* [TASK TO COMPLETE]: Only the lines from the start of the data through the line with "ax.spines[side].set_visible(True)" belong in the copy. Restate them word for word, minus the pictures.
··· INFORMATION SUPPLIED
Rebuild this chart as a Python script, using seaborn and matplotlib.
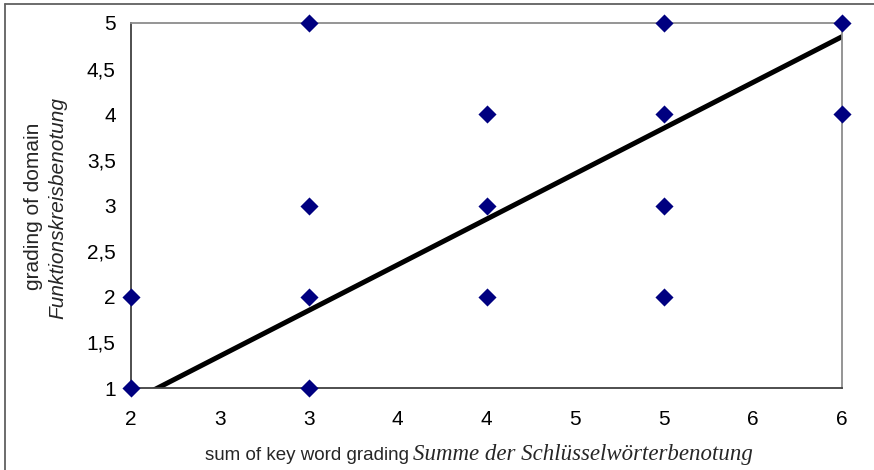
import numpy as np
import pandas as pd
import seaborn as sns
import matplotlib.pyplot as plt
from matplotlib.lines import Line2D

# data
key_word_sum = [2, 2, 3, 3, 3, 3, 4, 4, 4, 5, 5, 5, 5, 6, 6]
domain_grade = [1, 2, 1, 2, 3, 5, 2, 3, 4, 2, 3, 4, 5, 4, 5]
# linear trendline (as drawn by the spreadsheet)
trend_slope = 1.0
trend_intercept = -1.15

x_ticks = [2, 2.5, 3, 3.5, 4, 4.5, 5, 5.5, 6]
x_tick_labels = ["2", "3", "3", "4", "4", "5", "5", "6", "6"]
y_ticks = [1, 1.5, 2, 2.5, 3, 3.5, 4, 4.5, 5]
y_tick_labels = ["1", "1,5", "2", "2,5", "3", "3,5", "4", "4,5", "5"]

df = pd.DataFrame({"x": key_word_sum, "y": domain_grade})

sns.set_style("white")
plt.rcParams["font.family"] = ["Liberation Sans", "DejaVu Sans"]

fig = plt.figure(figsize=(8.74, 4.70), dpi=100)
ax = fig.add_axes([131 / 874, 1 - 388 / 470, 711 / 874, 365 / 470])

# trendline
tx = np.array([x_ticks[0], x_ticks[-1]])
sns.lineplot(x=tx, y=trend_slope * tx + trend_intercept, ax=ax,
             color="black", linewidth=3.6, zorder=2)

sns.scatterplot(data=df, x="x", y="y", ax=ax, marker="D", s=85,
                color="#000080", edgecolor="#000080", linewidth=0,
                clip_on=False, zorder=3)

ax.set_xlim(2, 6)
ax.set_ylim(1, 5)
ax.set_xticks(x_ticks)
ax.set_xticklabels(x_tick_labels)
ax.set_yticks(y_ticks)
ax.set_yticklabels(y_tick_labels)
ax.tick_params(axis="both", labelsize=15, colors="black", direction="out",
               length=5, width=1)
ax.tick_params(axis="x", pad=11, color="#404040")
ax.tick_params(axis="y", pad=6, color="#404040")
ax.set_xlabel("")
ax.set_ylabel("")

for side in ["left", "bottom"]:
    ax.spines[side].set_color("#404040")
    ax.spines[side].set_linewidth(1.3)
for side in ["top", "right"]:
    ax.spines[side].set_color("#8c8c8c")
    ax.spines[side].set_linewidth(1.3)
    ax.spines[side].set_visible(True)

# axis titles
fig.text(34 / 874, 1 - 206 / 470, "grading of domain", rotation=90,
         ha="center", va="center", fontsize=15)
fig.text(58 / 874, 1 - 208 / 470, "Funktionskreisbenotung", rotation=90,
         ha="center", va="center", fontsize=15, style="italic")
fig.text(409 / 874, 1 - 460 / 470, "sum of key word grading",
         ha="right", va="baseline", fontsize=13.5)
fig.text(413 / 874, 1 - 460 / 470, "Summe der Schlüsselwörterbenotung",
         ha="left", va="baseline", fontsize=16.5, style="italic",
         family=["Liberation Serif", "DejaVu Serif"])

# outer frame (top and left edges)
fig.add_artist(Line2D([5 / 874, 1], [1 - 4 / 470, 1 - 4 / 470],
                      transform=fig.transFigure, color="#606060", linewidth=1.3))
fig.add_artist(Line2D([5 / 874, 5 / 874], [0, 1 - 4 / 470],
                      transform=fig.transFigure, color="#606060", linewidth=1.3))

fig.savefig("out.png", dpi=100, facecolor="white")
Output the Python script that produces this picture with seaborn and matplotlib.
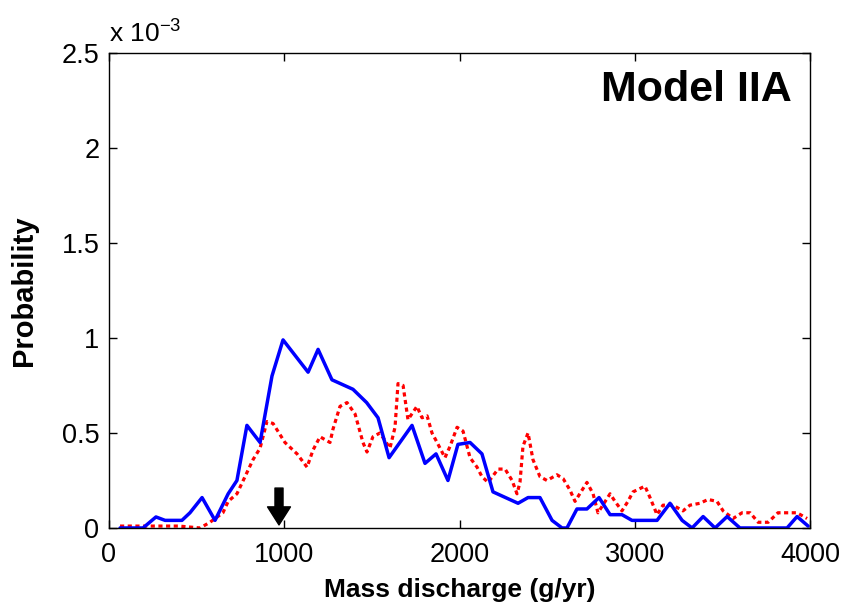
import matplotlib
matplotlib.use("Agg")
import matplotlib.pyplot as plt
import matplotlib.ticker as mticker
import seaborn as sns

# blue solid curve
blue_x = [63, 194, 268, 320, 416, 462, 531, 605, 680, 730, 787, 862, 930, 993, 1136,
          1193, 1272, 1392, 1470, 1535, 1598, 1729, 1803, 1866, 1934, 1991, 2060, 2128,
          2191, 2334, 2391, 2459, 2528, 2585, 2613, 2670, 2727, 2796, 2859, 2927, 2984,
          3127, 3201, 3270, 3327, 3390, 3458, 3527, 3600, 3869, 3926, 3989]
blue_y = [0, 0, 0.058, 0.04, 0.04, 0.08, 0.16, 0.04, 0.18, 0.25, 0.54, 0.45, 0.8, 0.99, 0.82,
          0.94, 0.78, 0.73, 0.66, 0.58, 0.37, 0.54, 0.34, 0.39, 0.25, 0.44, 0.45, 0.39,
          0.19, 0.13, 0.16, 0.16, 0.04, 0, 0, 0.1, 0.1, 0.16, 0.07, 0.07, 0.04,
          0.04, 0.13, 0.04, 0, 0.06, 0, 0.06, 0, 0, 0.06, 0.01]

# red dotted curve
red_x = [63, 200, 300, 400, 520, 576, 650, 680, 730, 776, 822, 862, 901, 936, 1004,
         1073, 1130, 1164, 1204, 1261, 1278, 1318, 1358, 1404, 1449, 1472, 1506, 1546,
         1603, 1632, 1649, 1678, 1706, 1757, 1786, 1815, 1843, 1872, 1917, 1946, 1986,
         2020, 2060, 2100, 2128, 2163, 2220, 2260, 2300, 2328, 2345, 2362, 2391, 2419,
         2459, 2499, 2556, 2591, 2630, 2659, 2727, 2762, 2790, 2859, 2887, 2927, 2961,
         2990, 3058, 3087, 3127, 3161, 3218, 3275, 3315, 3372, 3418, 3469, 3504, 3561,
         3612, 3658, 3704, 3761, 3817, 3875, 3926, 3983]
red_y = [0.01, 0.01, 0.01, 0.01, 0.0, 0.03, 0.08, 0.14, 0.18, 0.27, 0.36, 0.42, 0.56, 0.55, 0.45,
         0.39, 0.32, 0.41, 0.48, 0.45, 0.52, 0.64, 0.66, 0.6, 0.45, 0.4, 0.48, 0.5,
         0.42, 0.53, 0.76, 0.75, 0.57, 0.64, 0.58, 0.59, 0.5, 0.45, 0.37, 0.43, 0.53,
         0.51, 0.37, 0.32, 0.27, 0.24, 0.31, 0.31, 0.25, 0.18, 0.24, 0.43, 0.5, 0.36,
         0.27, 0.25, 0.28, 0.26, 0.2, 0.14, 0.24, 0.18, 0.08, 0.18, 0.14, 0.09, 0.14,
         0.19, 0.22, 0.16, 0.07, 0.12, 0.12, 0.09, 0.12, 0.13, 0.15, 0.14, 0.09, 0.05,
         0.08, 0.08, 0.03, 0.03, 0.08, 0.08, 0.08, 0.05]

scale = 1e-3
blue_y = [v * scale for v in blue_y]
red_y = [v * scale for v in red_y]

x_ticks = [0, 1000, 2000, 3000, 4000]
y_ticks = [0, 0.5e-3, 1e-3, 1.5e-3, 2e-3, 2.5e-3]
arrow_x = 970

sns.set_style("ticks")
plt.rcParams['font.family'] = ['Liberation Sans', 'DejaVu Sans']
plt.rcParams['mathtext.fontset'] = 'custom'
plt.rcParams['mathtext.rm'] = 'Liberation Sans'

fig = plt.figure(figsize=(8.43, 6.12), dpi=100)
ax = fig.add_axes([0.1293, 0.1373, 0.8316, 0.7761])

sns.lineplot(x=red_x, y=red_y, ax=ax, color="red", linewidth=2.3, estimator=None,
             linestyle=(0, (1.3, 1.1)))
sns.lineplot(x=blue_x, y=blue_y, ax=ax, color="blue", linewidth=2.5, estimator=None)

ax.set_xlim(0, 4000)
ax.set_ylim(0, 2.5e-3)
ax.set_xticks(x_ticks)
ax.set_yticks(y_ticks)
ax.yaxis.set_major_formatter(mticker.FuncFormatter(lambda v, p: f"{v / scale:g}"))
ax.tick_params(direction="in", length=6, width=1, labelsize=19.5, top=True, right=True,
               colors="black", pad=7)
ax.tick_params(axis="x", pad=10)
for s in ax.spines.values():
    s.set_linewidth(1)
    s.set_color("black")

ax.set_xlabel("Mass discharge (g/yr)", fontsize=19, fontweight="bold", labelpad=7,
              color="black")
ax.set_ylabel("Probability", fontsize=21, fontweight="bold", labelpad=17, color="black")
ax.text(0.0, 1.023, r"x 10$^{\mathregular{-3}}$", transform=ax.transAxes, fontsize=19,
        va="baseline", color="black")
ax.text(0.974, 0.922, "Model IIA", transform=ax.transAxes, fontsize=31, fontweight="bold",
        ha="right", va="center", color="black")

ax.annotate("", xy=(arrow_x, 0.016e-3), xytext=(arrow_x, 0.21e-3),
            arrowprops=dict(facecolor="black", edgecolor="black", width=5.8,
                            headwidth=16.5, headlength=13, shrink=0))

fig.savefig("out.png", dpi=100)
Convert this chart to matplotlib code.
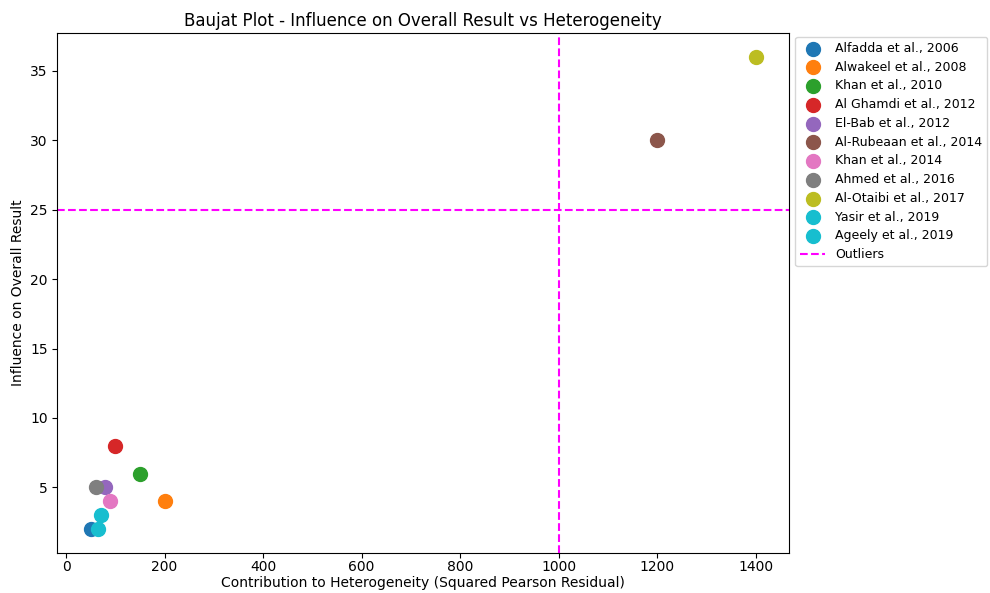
······
* [RIGHT ANSWER]:
Rebuild this chart as a Python script, using seaborn and matplotlib.
import numpy as np
import pandas as pd
import seaborn as sns
import matplotlib.pyplot as plt
from matplotlib.lines import Line2D

# data
key_word_sum = [2, 2, 3, 3, 3, 3, 4, 4, 4, 5, 5, 5, 5, 6, 6]
domain_grade = [1, 2, 1, 2, 3, 5, 2, 3, 4, 2, 3, 4, 5, 4, 5]
# linear trendline (as drawn by the spreadsheet)
trend_slope = 1.0
trend_intercept = -1.15

x_ticks = [2, 2.5, 3, 3.5, 4, 4.5, 5, 5.5, 6]
x_tick_labels = ["2", "3", "3", "4", "4", "5", "5", "6", "6"]
y_ticks = [1, 1.5, 2, 2.5, 3, 3.5, 4, 4.5, 5]
y_tick_labels = ["1", "1,5", "2", "2,5", "3", "3,5", "4", "4,5", "5"]

df = pd.DataFrame({"x": key_word_sum, "y": domain_grade})

sns.set_style("white")
plt.rcParams["font.family"] = ["Liberation Sans", "DejaVu Sans"]

fig = plt.figure(figsize=(8.74, 4.70), dpi=100)
ax = fig.add_axes([131 / 874, 1 - 388 / 470, 711 / 874, 365 / 470])

# trendline
tx = np.array([x_ticks[0], x_ticks[-1]])
sns.lineplot(x=tx, y=trend_slope * tx + trend_intercept, ax=ax,
             color="black", linewidth=3.6, zorder=2)

sns.scatterplot(data=df, x="x", y="y", ax=ax, marker="D", s=85,
                color="#000080", edgecolor="#000080", linewidth=0,
                clip_on=False, zorder=3)

ax.set_xlim(2, 6)
ax.set_ylim(1, 5)
ax.set_xticks(x_ticks)
ax.set_xticklabels(x_tick_labels)
ax.set_yticks(y_ticks)
ax.set_yticklabels(y_tick_labels)
ax.tick_params(axis="both", labelsize=15, colors="black", direction="out",
               length=5, width=1)
ax.tick_params(axis="x", pad=11, color="#404040")
ax.tick_params(axis="y", pad=6, color="#404040")
ax.set_xlabel("")
ax.set_ylabel("")

for side in ["left", "bottom"]:
    ax.spines[side].set_color("#404040")
    ax.spines[side].set_linewidth(1.3)
for side in ["top", "right"]:
    ax.spines[side].set_color("#8c8c8c")
    ax.spines[side].set_linewidth(1.3)
    ax.spines[side].set_visible(True)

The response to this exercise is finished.